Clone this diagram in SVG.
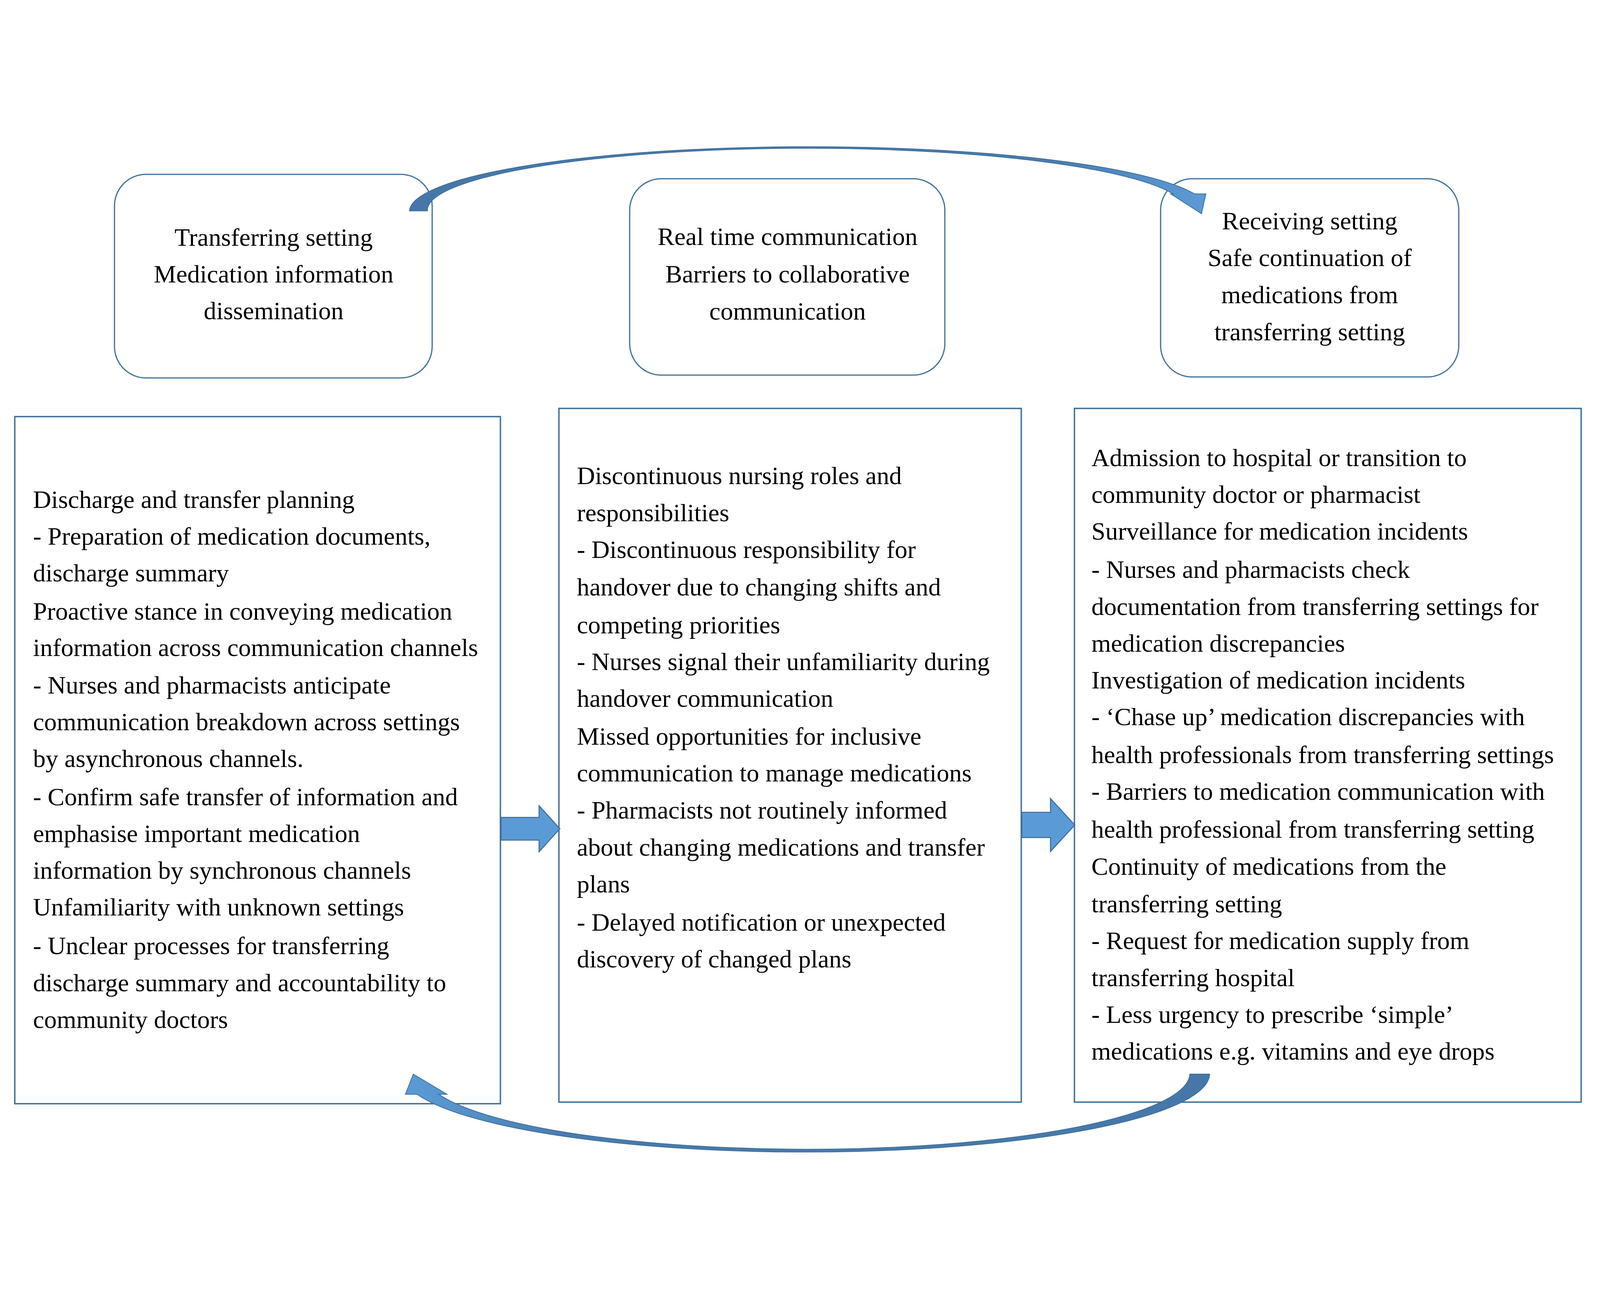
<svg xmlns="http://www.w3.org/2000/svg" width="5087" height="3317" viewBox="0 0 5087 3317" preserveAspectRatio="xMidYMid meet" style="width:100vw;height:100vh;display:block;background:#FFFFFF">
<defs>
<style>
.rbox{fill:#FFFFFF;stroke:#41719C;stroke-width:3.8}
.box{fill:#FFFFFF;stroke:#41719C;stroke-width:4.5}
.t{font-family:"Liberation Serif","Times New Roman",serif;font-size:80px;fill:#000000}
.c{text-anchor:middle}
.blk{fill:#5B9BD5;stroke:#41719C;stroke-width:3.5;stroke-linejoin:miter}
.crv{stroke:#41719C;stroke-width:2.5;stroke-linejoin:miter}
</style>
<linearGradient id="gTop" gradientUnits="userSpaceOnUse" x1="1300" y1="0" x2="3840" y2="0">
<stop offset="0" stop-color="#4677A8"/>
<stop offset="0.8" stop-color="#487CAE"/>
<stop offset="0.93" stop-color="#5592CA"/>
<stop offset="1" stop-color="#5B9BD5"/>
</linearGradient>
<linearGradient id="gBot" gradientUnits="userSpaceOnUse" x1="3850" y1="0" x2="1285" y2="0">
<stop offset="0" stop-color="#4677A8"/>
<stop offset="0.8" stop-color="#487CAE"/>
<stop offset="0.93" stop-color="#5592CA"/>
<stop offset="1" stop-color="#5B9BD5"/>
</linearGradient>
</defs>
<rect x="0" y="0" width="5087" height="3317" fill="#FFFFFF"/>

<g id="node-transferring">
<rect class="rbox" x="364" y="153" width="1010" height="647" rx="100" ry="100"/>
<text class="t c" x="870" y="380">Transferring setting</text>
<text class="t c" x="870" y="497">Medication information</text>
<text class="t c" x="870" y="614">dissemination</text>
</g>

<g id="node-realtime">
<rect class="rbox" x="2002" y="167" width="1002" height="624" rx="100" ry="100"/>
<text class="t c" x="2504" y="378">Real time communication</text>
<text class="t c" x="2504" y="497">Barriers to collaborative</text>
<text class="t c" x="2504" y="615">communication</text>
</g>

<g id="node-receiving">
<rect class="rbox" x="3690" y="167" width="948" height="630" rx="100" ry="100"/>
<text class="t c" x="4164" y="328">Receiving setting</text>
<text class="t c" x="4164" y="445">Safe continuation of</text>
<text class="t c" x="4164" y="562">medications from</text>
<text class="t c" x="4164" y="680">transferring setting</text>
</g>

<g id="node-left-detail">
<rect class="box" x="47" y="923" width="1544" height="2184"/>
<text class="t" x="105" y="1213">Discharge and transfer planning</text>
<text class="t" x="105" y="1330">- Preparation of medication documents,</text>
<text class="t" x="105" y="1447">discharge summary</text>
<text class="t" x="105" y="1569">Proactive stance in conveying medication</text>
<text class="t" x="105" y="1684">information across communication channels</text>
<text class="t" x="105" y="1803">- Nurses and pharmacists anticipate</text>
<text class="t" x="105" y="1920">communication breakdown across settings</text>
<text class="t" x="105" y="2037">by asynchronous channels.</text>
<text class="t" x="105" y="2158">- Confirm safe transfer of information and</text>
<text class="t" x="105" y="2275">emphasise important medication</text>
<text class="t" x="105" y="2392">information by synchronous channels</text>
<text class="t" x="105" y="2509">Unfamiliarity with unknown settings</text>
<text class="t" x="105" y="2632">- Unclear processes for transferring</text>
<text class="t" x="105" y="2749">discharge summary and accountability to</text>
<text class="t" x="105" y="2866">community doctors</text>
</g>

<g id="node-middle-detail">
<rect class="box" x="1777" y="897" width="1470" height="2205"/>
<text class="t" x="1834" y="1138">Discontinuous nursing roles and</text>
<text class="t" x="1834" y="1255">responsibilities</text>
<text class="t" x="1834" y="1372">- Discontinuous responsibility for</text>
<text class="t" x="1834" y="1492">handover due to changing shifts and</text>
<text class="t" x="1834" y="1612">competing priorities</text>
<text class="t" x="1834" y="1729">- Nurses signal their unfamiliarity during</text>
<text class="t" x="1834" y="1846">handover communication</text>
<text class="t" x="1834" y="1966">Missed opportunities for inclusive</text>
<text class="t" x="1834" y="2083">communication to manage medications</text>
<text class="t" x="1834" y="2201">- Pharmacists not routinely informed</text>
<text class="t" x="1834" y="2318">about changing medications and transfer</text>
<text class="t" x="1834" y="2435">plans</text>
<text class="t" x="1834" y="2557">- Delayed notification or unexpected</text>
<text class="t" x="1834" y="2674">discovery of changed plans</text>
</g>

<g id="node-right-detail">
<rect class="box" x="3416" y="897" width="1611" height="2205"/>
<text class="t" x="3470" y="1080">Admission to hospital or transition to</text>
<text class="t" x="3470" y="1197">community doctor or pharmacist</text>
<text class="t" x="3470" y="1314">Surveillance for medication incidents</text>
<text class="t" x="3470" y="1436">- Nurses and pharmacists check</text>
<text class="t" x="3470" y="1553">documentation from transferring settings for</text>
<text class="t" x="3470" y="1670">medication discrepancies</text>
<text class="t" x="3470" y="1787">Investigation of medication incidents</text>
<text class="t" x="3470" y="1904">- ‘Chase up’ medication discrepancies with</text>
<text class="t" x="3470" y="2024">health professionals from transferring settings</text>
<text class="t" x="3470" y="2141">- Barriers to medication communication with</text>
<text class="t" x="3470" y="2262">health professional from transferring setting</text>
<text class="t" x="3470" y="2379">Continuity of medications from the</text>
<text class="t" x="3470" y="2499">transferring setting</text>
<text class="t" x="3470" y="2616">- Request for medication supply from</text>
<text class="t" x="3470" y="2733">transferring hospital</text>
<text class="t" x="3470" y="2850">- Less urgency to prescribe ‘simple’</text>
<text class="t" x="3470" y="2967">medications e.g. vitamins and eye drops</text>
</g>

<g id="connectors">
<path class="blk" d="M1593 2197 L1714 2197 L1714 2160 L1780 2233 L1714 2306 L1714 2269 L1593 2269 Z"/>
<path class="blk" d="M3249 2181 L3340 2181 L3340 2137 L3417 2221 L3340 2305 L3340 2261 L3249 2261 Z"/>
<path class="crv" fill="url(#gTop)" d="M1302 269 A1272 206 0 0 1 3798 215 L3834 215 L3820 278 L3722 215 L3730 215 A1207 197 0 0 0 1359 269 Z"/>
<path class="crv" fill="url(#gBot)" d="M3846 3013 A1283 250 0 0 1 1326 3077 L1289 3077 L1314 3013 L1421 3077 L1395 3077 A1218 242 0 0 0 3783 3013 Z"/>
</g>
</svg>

──────

Aim of the task »
Repeat the data above exactly, but not the pictures.

Exercise result »
Clone this diagram in SVG.
<svg xmlns="http://www.w3.org/2000/svg" width="5087" height="3317" viewBox="0 0 5087 3317" preserveAspectRatio="xMidYMid meet" style="width:100vw;height:100vh;display:block;background:#FFFFFF">
<defs>
<style>
.rbox{fill:#FFFFFF;stroke:#41719C;stroke-width:3.8}
.box{fill:#FFFFFF;stroke:#41719C;stroke-width:4.5}
.t{font-family:"Liberation Serif","Times New Roman",serif;font-size:80px;fill:#000000}
.c{text-anchor:middle}
.blk{fill:#5B9BD5;stroke:#41719C;stroke-width:3.5;stroke-linejoin:miter}
.crv{stroke:#41719C;stroke-width:2.5;stroke-linejoin:miter}
</style>
<linearGradient id="gTop" gradientUnits="userSpaceOnUse" x1="1300" y1="0" x2="3840" y2="0">
<stop offset="0" stop-color="#4677A8"/>
<stop offset="0.8" stop-color="#487CAE"/>
<stop offset="0.93" stop-color="#5592CA"/>
<stop offset="1" stop-color="#5B9BD5"/>
</linearGradient>
<linearGradient id="gBot" gradientUnits="userSpaceOnUse" x1="3850" y1="0" x2="1285" y2="0">
<stop offset="0" stop-color="#4677A8"/>
<stop offset="0.8" stop-color="#487CAE"/>
<stop offset="0.93" stop-color="#5592CA"/>
<stop offset="1" stop-color="#5B9BD5"/>
</linearGradient>
</defs>
<rect x="0" y="0" width="5087" height="3317" fill="#FFFFFF"/>

<g id="node-transferring">
<rect class="rbox" x="364" y="153" width="1010" height="647" rx="100" ry="100"/>
<text class="t c" x="870" y="380">Transferring setting</text>
<text class="t c" x="870" y="497">Medication information</text>
<text class="t c" x="870" y="614">dissemination</text>
</g>

<g id="node-realtime">
<rect class="rbox" x="2002" y="167" width="1002" height="624" rx="100" ry="100"/>
<text class="t c" x="2504" y="378">Real time communication</text>
<text class="t c" x="2504" y="497">Barriers to collaborative</text>
<text class="t c" x="2504" y="615">communication</text>
</g>

<g id="node-receiving">
<rect class="rbox" x="3690" y="167" width="948" height="630" rx="100" ry="100"/>
<text class="t c" x="4164" y="328">Receiving setting</text>
<text class="t c" x="4164" y="445">Safe continuation of</text>
<text class="t c" x="4164" y="562">medications from</text>
<text class="t c" x="4164" y="680">transferring setting</text>
</g>

<g id="node-left-detail">
<rect class="box" x="47" y="923" width="1544" height="2184"/>
<text class="t" x="105" y="1213">Discharge and transfer planning</text>
<text class="t" x="105" y="1330">- Preparation of medication documents,</text>
<text class="t" x="105" y="1447">discharge summary</text>
<text class="t" x="105" y="1569">Proactive stance in conveying medication</text>
<text class="t" x="105" y="1684">information across communication channels</text>
<text class="t" x="105" y="1803">- Nurses and pharmacists anticipate</text>
<text class="t" x="105" y="1920">communication breakdown across settings</text>
<text class="t" x="105" y="2037">by asynchronous channels.</text>
<text class="t" x="105" y="2158">- Confirm safe transfer of information and</text>
<text class="t" x="105" y="2275">emphasise important medication</text>
<text class="t" x="105" y="2392">information by synchronous channels</text>
<text class="t" x="105" y="2509">Unfamiliarity with unknown settings</text>
<text class="t" x="105" y="2632">- Unclear processes for transferring</text>
<text class="t" x="105" y="2749">discharge summary and accountability to</text>
<text class="t" x="105" y="2866">community doctors</text>
</g>

<g id="node-middle-detail">
<rect class="box" x="1777" y="897" width="1470" height="2205"/>
<text class="t" x="1834" y="1138">Discontinuous nursing roles and</text>
<text class="t" x="1834" y="1255">responsibilities</text>
<text class="t" x="1834" y="1372">- Discontinuous responsibility for</text>
<text class="t" x="1834" y="1492">handover due to changing shifts and</text>
<text class="t" x="1834" y="1612">competing priorities</text>
<text class="t" x="1834" y="1729">- Nurses signal their unfamiliarity during</text>
<text class="t" x="1834" y="1846">handover communication</text>
<text class="t" x="1834" y="1966">Missed opportunities for inclusive</text>
<text class="t" x="1834" y="2083">communication to manage medications</text>
<text class="t" x="1834" y="2201">- Pharmacists not routinely informed</text>
<text class="t" x="1834" y="2318">about changing medications and transfer</text>
<text class="t" x="1834" y="2435">plans</text>
<text class="t" x="1834" y="2557">- Delayed notification or unexpected</text>
<text class="t" x="1834" y="2674">discovery of changed plans</text>
</g>

<g id="node-right-detail">
<rect class="box" x="3416" y="897" width="1611" height="2205"/>
<text class="t" x="3470" y="1080">Admission to hospital or transition to</text>
<text class="t" x="3470" y="1197">community doctor or pharmacist</text>
<text class="t" x="3470" y="1314">Surveillance for medication incidents</text>
<text class="t" x="3470" y="1436">- Nurses and pharmacists check</text>
<text class="t" x="3470" y="1553">documentation from transferring settings for</text>
<text class="t" x="3470" y="1670">medication discrepancies</text>
<text class="t" x="3470" y="1787">Investigation of medication incidents</text>
<text class="t" x="3470" y="1904">- ‘Chase up’ medication discrepancies with</text>
<text class="t" x="3470" y="2024">health professionals from transferring settings</text>
<text class="t" x="3470" y="2141">- Barriers to medication communication with</text>
<text class="t" x="3470" y="2262">health professional from transferring setting</text>
<text class="t" x="3470" y="2379">Continuity of medications from the</text>
<text class="t" x="3470" y="2499">transferring setting</text>
<text class="t" x="3470" y="2616">- Request for medication supply from</text>
<text class="t" x="3470" y="2733">transferring hospital</text>
<text class="t" x="3470" y="2850">- Less urgency to prescribe ‘simple’</text>
<text class="t" x="3470" y="2967">medications e.g. vitamins and eye drops</text>
</g>

<g id="connectors">
<path class="blk" d="M1593 2197 L1714 2197 L1714 2160 L1780 2233 L1714 2306 L1714 2269 L1593 2269 Z"/>
<path class="blk" d="M3249 2181 L3340 2181 L3340 2137 L3417 2221 L3340 2305 L3340 2261 L3249 2261 Z"/>
<path class="crv" fill="url(#gTop)" d="M1302 269 A1272 206 0 0 1 3798 215 L3834 215 L3820 278 L3722 215 L3730 215 A1207 197 0 0 0 1359 269 Z"/>
<path class="crv" fill="url(#gBot)" d="M3846 3013 A1283 250 0 0 1 1326 3077 L1289 3077 L1314 3013 L1421 3077 L1395 3077 A1218 242 0 0 0 3783 3013 Z"/>
</g>
</svg>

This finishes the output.